Collected data
********************

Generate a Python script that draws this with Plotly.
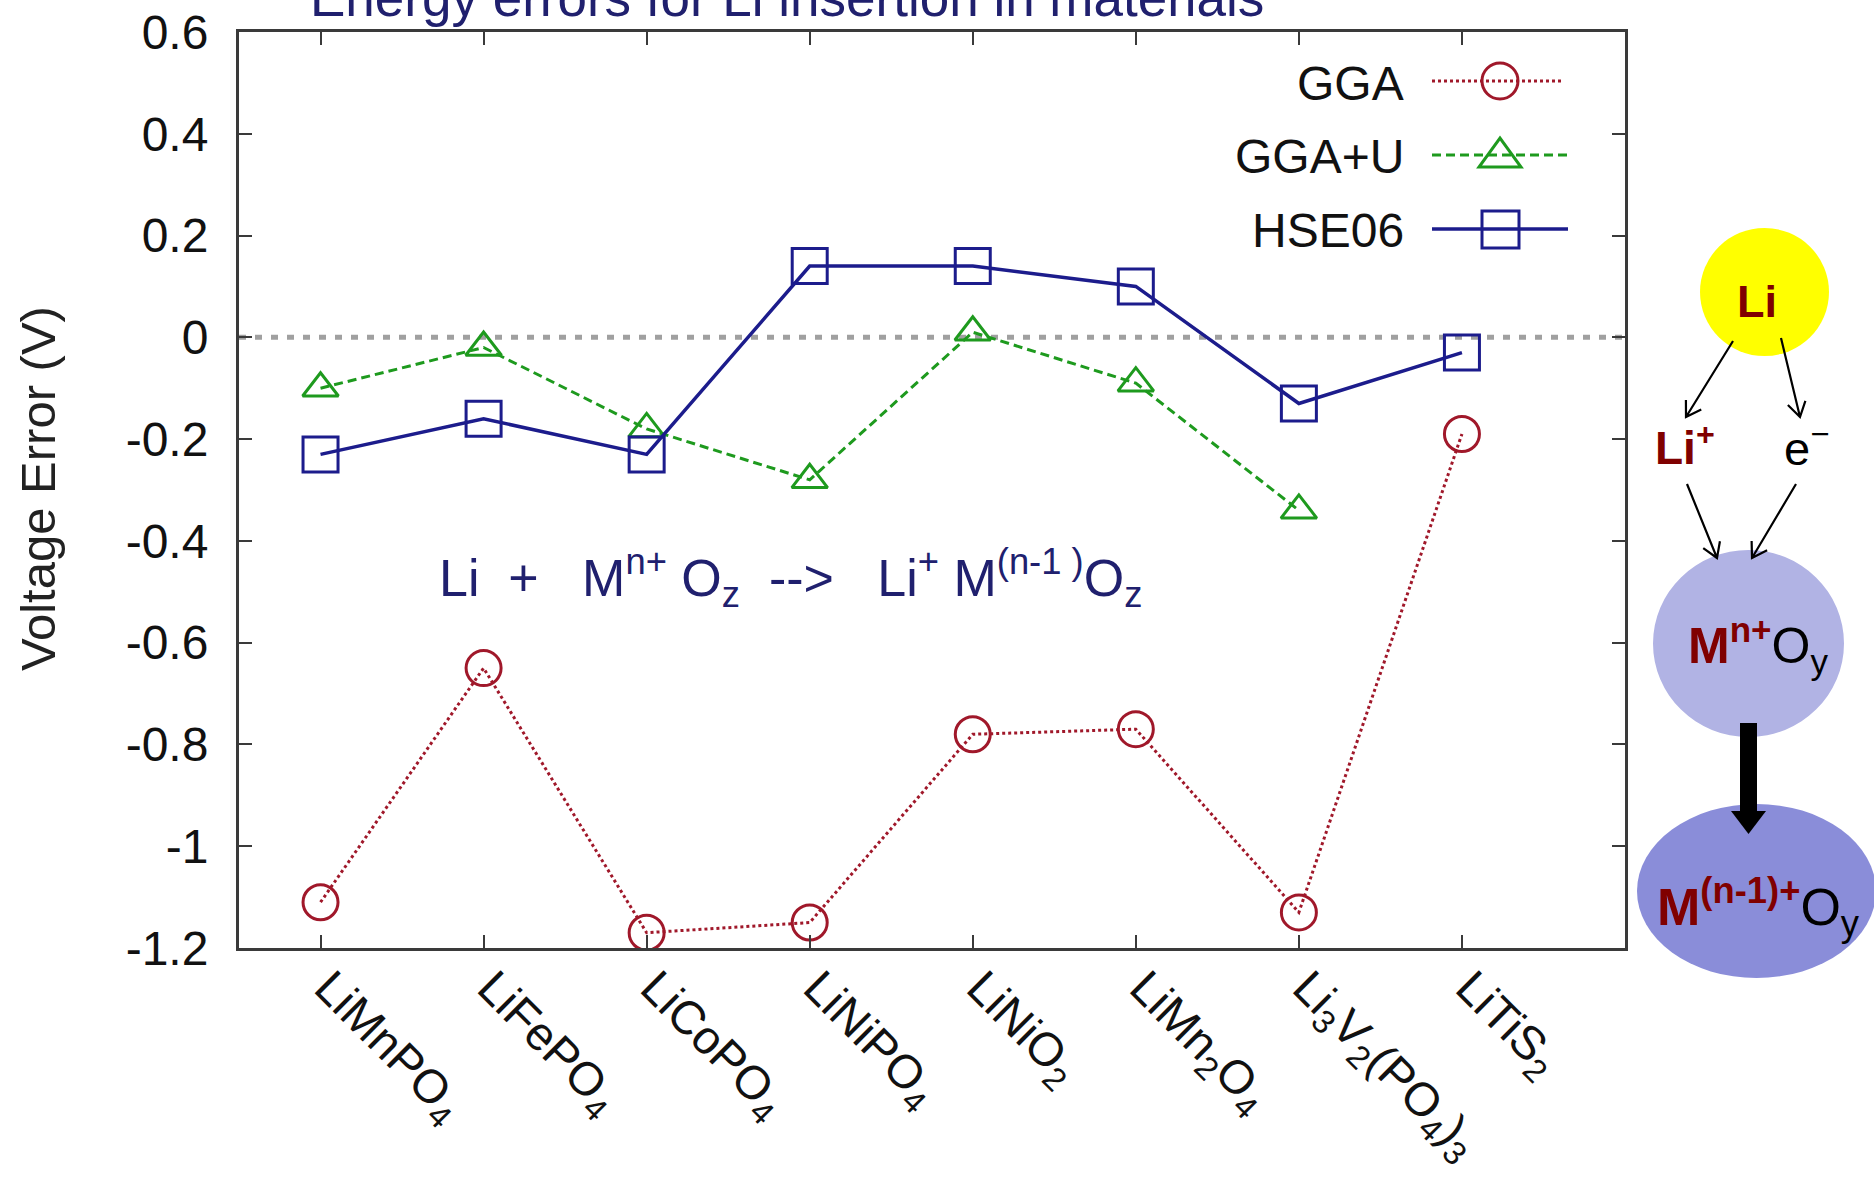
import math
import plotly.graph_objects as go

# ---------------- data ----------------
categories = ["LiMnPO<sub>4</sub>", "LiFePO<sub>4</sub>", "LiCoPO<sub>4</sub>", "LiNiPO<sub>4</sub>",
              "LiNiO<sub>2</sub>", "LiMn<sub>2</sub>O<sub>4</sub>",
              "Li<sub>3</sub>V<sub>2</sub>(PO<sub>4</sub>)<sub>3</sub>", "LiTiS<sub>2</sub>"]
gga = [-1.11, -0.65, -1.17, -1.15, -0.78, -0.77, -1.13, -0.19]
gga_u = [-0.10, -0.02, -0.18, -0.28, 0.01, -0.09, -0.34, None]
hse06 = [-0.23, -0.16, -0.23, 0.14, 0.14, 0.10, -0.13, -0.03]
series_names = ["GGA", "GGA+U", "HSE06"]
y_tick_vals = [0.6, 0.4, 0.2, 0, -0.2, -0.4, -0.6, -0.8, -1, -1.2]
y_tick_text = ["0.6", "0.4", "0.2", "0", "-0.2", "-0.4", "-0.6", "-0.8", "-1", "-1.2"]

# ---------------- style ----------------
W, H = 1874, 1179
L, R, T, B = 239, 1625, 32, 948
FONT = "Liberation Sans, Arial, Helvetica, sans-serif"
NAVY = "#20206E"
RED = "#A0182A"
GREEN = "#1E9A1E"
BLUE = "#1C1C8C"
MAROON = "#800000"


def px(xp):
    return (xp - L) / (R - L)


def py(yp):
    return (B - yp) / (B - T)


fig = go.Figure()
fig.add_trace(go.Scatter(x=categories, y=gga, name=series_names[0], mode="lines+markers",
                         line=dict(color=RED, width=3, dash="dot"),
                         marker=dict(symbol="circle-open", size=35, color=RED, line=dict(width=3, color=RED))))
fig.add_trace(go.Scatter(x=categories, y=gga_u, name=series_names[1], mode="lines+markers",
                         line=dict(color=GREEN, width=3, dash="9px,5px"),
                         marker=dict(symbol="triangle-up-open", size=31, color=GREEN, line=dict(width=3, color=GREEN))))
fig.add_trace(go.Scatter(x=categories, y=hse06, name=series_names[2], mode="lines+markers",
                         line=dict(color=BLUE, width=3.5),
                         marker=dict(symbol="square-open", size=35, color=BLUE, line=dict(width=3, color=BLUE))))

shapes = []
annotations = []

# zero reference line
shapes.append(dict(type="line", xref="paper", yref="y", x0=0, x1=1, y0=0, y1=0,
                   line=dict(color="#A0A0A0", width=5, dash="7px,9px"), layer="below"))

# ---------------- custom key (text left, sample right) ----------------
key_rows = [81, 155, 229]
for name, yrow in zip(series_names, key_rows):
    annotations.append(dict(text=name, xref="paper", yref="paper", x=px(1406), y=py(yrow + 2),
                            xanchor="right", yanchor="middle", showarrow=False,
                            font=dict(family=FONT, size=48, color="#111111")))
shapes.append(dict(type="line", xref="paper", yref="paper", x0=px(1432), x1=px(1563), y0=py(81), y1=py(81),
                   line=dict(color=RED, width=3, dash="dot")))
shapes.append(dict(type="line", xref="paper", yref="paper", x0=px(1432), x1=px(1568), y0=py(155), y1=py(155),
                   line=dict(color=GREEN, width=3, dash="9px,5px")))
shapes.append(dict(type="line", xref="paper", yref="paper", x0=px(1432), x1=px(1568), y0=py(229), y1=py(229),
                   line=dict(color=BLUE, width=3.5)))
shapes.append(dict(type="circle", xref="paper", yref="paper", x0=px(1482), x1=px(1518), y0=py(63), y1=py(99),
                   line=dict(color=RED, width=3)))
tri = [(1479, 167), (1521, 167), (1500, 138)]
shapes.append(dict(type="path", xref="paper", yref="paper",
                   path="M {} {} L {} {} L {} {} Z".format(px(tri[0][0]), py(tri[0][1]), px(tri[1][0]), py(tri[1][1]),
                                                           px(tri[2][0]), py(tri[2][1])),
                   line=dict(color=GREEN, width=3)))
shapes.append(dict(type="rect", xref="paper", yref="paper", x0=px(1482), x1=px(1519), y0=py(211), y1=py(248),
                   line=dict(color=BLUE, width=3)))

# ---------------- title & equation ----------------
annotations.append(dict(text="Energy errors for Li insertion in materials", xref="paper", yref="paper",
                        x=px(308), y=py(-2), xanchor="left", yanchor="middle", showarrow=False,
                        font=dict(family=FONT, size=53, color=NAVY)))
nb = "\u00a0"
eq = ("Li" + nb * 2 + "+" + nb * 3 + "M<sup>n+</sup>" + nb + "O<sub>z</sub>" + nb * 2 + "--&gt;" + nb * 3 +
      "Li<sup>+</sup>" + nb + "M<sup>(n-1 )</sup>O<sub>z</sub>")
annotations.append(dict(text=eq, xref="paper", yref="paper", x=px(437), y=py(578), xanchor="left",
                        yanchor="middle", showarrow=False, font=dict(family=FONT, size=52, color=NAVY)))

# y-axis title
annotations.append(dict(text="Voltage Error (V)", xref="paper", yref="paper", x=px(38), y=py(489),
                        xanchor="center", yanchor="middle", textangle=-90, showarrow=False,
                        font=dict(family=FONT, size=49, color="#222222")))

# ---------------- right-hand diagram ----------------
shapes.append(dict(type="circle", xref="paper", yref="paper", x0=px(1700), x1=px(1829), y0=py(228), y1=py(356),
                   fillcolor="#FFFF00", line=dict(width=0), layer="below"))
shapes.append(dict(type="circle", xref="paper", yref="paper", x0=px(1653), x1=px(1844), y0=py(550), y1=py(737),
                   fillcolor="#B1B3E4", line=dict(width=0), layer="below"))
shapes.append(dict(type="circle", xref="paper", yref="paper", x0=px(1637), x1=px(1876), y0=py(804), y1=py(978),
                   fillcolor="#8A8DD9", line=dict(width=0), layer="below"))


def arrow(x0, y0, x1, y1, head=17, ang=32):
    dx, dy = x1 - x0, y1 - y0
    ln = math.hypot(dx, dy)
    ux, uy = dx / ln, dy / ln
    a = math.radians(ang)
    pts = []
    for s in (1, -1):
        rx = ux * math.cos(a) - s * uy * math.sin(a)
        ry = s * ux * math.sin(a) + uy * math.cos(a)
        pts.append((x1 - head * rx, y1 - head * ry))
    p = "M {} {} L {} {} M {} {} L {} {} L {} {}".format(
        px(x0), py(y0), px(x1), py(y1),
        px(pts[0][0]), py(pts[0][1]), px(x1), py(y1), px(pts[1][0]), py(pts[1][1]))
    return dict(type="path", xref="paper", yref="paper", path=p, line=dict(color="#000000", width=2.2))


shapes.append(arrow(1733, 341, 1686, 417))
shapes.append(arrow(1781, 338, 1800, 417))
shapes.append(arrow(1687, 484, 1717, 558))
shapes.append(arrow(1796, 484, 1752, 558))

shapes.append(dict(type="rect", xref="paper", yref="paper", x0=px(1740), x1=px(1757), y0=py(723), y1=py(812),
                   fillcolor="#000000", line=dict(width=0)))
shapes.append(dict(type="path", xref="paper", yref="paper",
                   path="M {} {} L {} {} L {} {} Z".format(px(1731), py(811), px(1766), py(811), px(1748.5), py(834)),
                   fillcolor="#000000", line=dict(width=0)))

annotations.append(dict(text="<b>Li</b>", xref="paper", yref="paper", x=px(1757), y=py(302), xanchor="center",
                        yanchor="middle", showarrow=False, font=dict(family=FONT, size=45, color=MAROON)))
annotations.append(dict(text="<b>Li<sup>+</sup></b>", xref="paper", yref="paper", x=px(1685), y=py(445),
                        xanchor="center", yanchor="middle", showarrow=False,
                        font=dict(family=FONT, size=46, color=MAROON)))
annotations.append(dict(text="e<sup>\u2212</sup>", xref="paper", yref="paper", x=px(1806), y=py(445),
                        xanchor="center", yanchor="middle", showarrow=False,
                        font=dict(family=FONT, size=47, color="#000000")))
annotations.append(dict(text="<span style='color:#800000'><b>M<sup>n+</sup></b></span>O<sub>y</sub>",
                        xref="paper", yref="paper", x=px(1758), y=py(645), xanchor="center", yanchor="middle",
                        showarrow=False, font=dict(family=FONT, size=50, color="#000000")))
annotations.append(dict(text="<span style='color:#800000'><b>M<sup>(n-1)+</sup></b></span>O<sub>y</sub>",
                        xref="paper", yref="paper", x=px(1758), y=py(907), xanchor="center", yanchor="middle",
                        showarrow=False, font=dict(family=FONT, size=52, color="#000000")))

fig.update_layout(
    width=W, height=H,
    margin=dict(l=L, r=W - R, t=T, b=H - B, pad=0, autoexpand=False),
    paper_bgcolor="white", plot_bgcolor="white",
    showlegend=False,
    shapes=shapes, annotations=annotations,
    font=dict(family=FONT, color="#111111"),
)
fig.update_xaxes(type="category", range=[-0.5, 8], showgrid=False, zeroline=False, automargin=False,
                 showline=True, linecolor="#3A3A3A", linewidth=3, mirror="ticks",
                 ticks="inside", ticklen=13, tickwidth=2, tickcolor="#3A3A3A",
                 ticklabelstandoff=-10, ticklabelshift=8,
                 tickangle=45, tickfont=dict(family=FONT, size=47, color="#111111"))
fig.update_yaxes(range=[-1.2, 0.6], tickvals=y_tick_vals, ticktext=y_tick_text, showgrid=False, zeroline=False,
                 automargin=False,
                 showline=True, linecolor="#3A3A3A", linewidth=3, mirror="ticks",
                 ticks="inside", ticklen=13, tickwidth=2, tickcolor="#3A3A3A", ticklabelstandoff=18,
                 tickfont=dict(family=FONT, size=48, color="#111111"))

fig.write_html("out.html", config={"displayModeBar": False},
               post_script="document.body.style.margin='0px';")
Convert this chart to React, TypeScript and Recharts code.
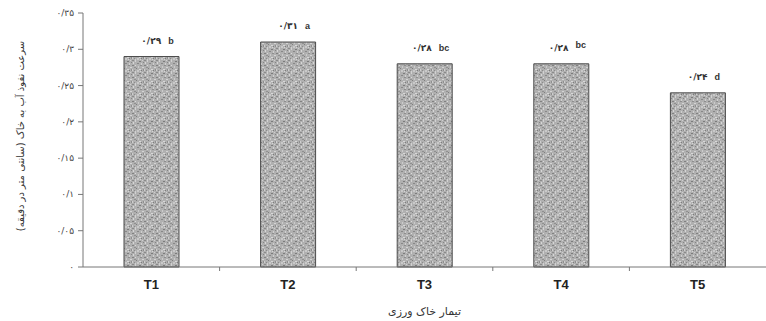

********************

§ EXERCISE AIM: Please quote the lines of the material, beginning with the first and ending with the one that contains "import plotly.graph_objects as go", exactly as written and without any pictures.

§ EXERCISE RESPONSE:
Generate a Python script that draws this with Plotly.
import math
import plotly.graph_objects as go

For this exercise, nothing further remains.